Argentine shortfin squid migrate in ovoid cycles between Argentina, Uruguay, and southern Brazil, moving out of Argentina’s territorial waters to reproduce. “The population that grows up in Argentinian waters is the same that is irregularly caught by that foreign fleet,” says Eduardo Pucci, executive director of the Organización para la Protección de los Recursos Pesqueros del Atlántico Sur (Organization for the Protection of Fishery Resources of the South Atlantic), a civic association for Argentinian fishers worried about illegal, unreported, and unregulated fishing in the region. Pucci says the foreign fleet “takes advantage of the lack of regulation in that zone.”

“The Argentine shortfin squid is the main part of the South Atlantic food chain,” says Schvartzman. “Not only do commercial species eat it, like the hake, but also fur seals, dolphins, and sperm whales.

“Penguins and elephant seals travel every year to the area where the foreign fleet operates in order to prey on squid,” he adds.

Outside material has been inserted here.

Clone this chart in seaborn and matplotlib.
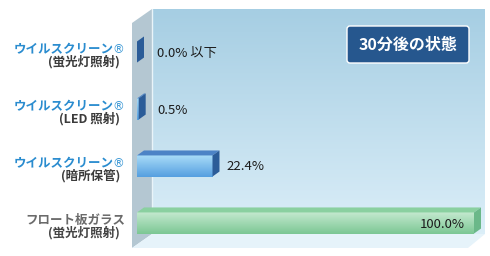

The large concentration of boats causes considerable light and noise pollution, which can affect those species.

The presence of so many foreign fishing vessels is a source of tension. One of the main concerns of those who follow this issue is the frequent use of slave labor. There have been reports of the harrowing treatment of crew, including the case of one Indonesian citizen who died on a Chinese boat and was stored in a freezer.

Occasionally, the conflict has grown heated. Foreign vessels sometimes move into Argentina’s waters, leading to the arrest and prosecution of their crews. In 2016, a Chinese boat was fired on and sunk by an Argentinian patrol boat.

But even in less strained moments, Argentinians decry these vessels for neglecting regulatory measures put in place to safeguard the squid fishery, says Schvartzman. “They also ignore most sanitary and labor protocols.” Schvartzman says the fleet releases large quantities of trash and waste, with plastic debris washing up as far afield as Montevideo, Uruguay.

Many of these vessels are supported by cargo ships that provide fuel and supplies and store their catch, and they operate for several months at a time before returning to port, Schvartzman says. “They’re subsidized by their national states, one way or another.”

Even though this fishing hurts squid stocks and opportunities for Argentinian companies in the international market, Pucci says Argentina’s government has taken no concrete measures to stop it.

One such measure is to create a regional fisheries management organization (RFMO) in partnership with other nations. RFMOs provide the legal framework used all over the world to regulate fishing in international waters. But Argentina has been reluctant to do this, says Pucci, in part because of the 200-year-old dispute with the United Kingdom over the Falkland Islands/Islas Malvinas and South Georgia and the South Sandwich Islands.

“It’s not acceptable for Argentina that the UK becomes part of a regional organism as one of the coastal states,” explains Pucci.

The scars from that dispute run deep, and the continental shelf extension afforded by the United Nations to Argentina sidesteps the issue by leaving the islands and their surroundings out of the official extension, says Armas.

But with the lack of joint policies between Argentina and other countries, the international fleet has been free to operate in the unregulated zone just outside Argentina’s territorial waters, putting the Argentine shortfin squid—and all the other species that depend on it—in danger.

Although the recently approved continental shelf extension does not give Argentina the ability to regulate fishing activity in the zone beyond its territorial waters, it does present a new opportunity.

Josefina Bunge, the coordinator of South Atlantic Ocean policies at the Argentinian Ministry of Foreign Affairs, International Trade and Worship, and a member of the Federal Fisheries Council, says the continental shelf extension—and the associated rights to the seafloor—has given Argentina new powers to indirectly mitigate the situation, for example by restricting or forbidding the use of trawl nets, which damage the seafloor.

While Argentina does not have full control over the newly granted continental shelf area, it has been given new options for dealing with the international fleet operating just outside its territorial waters.